ENTRIES SHOWN >>
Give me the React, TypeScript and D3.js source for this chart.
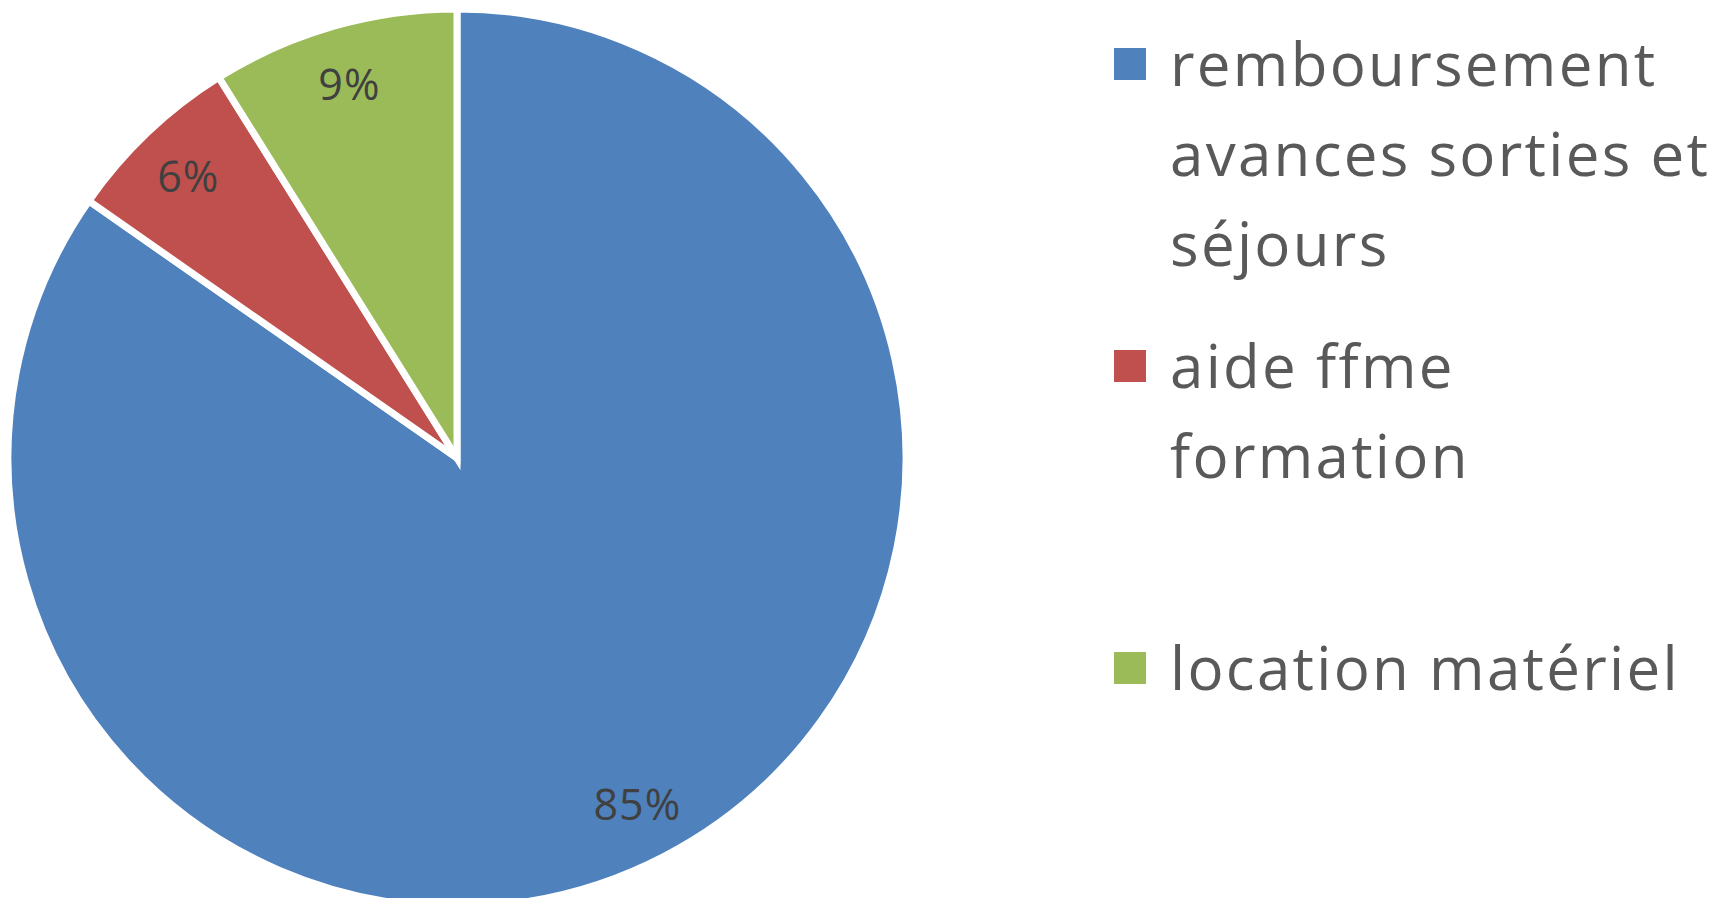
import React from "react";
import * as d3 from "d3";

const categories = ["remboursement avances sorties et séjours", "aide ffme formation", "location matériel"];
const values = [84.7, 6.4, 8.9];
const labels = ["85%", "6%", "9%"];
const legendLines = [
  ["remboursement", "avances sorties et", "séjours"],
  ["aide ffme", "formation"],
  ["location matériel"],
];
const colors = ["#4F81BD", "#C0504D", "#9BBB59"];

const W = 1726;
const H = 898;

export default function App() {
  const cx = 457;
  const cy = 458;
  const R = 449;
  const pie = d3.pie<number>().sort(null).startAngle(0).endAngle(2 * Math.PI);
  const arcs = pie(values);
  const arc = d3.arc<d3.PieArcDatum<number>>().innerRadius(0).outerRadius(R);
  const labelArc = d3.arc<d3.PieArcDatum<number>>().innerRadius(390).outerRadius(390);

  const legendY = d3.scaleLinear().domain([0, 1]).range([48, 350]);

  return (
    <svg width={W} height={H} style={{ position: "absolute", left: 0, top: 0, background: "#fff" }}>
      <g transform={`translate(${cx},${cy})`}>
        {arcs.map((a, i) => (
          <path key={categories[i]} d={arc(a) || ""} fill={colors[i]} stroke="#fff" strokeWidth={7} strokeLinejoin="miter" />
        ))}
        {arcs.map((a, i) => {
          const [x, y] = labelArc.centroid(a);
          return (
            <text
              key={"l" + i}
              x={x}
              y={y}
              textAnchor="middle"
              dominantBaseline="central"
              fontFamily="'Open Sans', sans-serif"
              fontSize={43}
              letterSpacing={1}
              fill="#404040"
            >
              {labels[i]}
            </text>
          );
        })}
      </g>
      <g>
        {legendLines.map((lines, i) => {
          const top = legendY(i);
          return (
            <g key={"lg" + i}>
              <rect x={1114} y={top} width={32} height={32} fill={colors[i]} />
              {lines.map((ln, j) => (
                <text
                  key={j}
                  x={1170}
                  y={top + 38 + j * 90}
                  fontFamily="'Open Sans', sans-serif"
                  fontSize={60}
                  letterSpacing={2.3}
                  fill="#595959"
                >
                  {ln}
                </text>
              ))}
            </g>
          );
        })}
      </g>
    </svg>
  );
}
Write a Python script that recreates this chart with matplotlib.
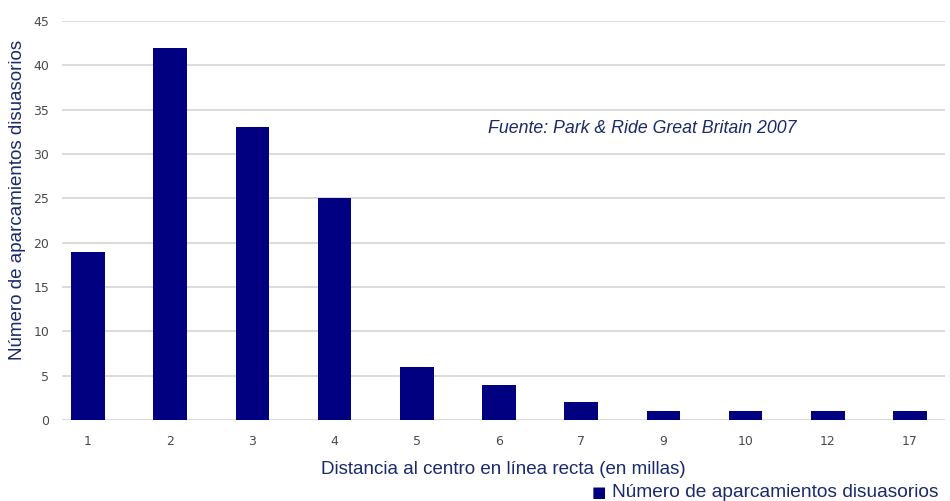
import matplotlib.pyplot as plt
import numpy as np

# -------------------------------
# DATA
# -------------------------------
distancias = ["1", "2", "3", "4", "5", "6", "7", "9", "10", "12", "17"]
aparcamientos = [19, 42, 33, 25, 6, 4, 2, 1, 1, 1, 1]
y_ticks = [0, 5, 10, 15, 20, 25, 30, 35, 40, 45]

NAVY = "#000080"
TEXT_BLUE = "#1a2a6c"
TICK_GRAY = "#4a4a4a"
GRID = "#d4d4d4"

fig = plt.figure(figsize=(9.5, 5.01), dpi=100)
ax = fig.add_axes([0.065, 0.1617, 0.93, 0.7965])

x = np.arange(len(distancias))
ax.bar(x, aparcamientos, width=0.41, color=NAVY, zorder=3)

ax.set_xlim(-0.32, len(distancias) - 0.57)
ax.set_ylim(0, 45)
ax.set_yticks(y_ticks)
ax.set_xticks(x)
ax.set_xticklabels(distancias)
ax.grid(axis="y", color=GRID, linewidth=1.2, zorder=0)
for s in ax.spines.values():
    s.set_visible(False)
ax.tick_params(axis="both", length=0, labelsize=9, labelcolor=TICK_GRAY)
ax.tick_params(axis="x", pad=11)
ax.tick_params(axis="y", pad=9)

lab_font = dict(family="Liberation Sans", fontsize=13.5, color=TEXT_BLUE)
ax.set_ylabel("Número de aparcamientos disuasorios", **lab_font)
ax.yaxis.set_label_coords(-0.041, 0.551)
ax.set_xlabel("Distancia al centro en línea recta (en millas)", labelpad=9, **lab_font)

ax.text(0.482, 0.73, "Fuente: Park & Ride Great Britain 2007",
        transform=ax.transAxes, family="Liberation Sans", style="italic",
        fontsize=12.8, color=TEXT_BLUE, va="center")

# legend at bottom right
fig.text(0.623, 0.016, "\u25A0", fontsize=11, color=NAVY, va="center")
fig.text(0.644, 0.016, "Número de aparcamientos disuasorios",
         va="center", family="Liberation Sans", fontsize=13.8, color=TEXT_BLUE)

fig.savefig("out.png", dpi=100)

DIRECTIVE >>
Please take the lines from the beginning of the data above through the line holding "const H = 898;" and transcribe them exactly, without any pictures.

THE COMPLETED TASK >>
Give me the React, TypeScript and D3.js source for this chart.
import React from "react";
import * as d3 from "d3";

const categories = ["remboursement avances sorties et séjours", "aide ffme formation", "location matériel"];
const values = [84.7, 6.4, 8.9];
const labels = ["85%", "6%", "9%"];
const legendLines = [
  ["remboursement", "avances sorties et", "séjours"],
  ["aide ffme", "formation"],
  ["location matériel"],
];
const colors = ["#4F81BD", "#C0504D", "#9BBB59"];

const W = 1726;
const H = 898;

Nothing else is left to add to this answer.